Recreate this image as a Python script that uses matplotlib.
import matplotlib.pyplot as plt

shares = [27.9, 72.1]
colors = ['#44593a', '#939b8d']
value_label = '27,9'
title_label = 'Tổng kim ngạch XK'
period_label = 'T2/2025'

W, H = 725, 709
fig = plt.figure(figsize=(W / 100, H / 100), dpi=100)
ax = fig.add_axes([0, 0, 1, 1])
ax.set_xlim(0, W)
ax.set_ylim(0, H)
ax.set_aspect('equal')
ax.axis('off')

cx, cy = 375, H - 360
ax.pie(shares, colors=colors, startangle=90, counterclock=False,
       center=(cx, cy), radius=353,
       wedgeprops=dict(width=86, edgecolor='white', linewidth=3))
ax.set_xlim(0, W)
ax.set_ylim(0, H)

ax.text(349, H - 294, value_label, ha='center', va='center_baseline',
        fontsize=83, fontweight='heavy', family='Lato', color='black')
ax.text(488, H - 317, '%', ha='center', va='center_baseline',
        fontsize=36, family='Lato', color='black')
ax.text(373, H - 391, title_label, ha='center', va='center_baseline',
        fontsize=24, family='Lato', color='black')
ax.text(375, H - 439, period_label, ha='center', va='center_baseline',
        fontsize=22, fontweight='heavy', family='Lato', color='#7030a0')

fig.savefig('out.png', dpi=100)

==

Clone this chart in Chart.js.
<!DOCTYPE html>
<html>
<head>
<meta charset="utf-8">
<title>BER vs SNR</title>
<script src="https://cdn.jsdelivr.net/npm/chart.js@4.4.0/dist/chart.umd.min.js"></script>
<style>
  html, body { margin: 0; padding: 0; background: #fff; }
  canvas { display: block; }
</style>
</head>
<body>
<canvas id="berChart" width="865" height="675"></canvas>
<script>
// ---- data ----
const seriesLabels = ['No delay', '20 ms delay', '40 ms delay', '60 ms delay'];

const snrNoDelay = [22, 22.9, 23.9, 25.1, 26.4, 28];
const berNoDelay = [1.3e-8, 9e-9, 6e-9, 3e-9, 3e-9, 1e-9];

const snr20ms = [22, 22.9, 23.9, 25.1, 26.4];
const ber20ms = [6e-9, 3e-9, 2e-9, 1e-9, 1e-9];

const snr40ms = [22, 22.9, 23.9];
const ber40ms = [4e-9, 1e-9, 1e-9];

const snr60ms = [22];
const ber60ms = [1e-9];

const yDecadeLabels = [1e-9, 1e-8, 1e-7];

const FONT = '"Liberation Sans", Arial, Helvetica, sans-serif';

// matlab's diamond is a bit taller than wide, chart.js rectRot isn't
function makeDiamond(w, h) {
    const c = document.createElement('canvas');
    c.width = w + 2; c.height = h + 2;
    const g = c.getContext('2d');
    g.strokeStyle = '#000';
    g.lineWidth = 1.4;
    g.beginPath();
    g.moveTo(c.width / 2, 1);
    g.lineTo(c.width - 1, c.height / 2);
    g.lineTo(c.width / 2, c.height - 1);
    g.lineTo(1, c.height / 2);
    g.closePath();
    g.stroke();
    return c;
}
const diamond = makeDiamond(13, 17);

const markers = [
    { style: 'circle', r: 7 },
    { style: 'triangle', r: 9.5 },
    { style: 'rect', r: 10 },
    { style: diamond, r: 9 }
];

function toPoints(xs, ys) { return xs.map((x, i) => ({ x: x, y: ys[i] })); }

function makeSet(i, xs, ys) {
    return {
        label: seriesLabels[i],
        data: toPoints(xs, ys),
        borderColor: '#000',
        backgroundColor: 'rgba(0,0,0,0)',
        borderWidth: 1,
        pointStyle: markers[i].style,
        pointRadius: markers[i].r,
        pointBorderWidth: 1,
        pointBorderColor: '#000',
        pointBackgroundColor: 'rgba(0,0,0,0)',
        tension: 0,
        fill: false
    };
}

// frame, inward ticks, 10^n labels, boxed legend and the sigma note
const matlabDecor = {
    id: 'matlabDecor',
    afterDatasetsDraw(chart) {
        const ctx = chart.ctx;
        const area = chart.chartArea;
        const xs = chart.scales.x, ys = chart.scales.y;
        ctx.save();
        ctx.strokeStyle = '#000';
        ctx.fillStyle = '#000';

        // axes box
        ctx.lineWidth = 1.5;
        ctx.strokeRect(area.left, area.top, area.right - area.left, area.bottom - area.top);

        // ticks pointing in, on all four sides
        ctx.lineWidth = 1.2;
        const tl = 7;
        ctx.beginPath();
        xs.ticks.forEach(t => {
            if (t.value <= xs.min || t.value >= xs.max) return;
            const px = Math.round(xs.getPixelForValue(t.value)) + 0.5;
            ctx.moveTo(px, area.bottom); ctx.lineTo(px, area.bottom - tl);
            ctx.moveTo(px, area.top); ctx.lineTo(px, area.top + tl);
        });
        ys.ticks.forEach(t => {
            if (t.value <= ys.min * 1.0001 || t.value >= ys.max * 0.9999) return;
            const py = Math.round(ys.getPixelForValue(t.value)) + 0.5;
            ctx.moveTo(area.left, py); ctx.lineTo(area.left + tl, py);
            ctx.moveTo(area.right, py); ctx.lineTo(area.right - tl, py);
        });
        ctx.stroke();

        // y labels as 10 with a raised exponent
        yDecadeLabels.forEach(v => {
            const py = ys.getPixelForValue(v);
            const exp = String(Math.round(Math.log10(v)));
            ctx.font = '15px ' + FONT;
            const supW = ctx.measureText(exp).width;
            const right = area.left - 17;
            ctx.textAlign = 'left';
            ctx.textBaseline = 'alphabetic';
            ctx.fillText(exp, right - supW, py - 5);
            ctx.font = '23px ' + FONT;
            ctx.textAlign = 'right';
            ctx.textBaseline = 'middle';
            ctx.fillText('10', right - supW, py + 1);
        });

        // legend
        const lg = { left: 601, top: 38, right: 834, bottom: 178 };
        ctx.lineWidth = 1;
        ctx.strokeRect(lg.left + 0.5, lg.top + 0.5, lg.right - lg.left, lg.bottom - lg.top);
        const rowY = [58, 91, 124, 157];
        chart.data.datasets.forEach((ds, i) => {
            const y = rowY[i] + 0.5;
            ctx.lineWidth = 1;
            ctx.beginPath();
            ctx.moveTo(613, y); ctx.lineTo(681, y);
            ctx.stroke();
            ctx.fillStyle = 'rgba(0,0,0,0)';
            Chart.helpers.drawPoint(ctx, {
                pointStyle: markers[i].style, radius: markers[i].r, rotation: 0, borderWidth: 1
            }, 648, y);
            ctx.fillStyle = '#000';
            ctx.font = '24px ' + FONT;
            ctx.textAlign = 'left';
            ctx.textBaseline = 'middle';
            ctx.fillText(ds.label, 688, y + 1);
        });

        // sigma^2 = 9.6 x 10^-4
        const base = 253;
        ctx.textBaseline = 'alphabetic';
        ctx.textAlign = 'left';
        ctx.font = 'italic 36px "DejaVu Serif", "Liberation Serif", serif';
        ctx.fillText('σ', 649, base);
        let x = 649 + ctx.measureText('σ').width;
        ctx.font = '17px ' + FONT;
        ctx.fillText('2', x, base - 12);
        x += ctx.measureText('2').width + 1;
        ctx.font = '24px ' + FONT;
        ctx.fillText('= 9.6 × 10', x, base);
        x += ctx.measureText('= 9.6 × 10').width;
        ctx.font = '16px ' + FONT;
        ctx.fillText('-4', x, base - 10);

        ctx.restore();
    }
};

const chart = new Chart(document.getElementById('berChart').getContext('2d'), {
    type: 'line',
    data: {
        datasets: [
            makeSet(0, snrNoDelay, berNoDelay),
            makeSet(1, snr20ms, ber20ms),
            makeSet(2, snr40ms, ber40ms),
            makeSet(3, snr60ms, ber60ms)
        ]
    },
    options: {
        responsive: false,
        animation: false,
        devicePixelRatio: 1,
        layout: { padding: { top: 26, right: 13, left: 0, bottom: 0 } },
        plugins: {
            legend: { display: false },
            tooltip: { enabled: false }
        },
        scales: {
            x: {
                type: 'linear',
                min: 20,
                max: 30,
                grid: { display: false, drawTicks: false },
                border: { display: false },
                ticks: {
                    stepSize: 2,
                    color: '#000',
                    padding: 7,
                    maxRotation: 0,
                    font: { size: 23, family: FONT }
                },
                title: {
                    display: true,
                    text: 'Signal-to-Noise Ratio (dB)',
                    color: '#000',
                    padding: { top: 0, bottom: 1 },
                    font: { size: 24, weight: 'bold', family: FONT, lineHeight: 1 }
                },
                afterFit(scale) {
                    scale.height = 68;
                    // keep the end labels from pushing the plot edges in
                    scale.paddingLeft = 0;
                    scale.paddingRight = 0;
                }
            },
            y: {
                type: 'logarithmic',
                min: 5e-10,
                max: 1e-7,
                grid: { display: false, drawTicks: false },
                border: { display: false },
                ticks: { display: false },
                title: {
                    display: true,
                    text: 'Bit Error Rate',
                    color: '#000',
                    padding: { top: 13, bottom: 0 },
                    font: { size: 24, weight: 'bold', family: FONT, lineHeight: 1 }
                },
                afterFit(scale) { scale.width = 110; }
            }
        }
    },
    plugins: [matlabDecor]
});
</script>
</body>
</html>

==

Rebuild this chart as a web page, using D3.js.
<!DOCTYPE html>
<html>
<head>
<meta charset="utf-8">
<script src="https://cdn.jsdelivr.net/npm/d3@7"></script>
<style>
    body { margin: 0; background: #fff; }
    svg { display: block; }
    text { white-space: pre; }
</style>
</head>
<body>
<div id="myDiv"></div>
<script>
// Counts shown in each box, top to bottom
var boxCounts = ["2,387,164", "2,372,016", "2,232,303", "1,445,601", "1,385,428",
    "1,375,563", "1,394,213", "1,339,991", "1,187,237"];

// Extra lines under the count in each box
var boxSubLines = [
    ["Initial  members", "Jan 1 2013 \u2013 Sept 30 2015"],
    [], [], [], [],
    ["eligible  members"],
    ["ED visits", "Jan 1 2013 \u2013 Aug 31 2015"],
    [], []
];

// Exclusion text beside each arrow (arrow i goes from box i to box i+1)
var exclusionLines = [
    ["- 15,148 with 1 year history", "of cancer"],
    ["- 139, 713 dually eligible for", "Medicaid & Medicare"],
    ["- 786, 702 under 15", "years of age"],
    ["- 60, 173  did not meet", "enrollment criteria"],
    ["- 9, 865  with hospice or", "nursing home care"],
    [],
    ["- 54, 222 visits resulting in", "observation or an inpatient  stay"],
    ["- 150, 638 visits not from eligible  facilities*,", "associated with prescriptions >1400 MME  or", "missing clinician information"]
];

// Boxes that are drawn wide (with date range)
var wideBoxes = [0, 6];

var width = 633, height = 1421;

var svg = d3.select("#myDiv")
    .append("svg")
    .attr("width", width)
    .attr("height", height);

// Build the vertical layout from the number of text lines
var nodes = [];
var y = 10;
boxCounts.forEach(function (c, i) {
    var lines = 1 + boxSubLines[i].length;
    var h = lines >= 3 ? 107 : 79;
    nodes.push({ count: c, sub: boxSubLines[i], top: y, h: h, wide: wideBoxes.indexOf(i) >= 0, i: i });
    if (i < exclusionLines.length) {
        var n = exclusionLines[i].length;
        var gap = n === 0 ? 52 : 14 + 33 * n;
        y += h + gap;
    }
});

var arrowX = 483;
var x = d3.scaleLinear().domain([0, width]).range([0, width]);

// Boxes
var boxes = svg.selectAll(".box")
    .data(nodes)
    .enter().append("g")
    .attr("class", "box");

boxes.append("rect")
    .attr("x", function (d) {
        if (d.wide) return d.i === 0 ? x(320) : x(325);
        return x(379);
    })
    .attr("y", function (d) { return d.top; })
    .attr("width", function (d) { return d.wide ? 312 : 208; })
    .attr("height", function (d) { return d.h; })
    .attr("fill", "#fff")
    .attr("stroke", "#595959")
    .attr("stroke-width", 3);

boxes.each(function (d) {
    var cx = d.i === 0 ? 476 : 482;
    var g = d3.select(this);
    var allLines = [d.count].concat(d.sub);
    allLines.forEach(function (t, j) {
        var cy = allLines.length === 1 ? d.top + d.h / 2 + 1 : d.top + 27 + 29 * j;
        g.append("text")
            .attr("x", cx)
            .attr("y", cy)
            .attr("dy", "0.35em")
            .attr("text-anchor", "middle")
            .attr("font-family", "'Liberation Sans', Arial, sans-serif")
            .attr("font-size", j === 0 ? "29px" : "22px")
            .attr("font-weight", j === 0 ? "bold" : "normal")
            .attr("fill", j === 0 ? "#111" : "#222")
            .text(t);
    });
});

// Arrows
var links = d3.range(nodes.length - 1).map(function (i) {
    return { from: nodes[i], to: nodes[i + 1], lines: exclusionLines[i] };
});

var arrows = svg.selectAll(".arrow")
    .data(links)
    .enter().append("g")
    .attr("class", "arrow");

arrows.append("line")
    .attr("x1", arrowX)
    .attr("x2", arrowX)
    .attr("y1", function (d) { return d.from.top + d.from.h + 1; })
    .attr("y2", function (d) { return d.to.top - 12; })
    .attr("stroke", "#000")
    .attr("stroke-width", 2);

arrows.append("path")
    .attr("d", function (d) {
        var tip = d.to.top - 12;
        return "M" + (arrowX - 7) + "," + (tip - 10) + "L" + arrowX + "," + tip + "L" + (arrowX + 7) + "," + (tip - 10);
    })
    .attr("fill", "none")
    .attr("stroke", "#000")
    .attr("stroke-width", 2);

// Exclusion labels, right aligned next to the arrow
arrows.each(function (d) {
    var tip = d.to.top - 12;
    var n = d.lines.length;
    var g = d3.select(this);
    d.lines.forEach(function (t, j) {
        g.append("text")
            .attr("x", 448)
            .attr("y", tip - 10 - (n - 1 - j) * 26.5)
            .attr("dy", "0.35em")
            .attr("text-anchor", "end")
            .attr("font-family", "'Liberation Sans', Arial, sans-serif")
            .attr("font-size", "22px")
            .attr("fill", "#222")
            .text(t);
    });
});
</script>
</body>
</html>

> [WHAT YOU NEED TO DO]:
Give back, word for word, each line from the one containing "Recreate this image" down to the one containing "period_label = 'T2/2025'", including those two lines.

> [REPLY]:
Recreate this image as a Python script that uses matplotlib.
import matplotlib.pyplot as plt

shares = [27.9, 72.1]
colors = ['#44593a', '#939b8d']
value_label = '27,9'
title_label = 'Tổng kim ngạch XK'
period_label = 'T2/2025'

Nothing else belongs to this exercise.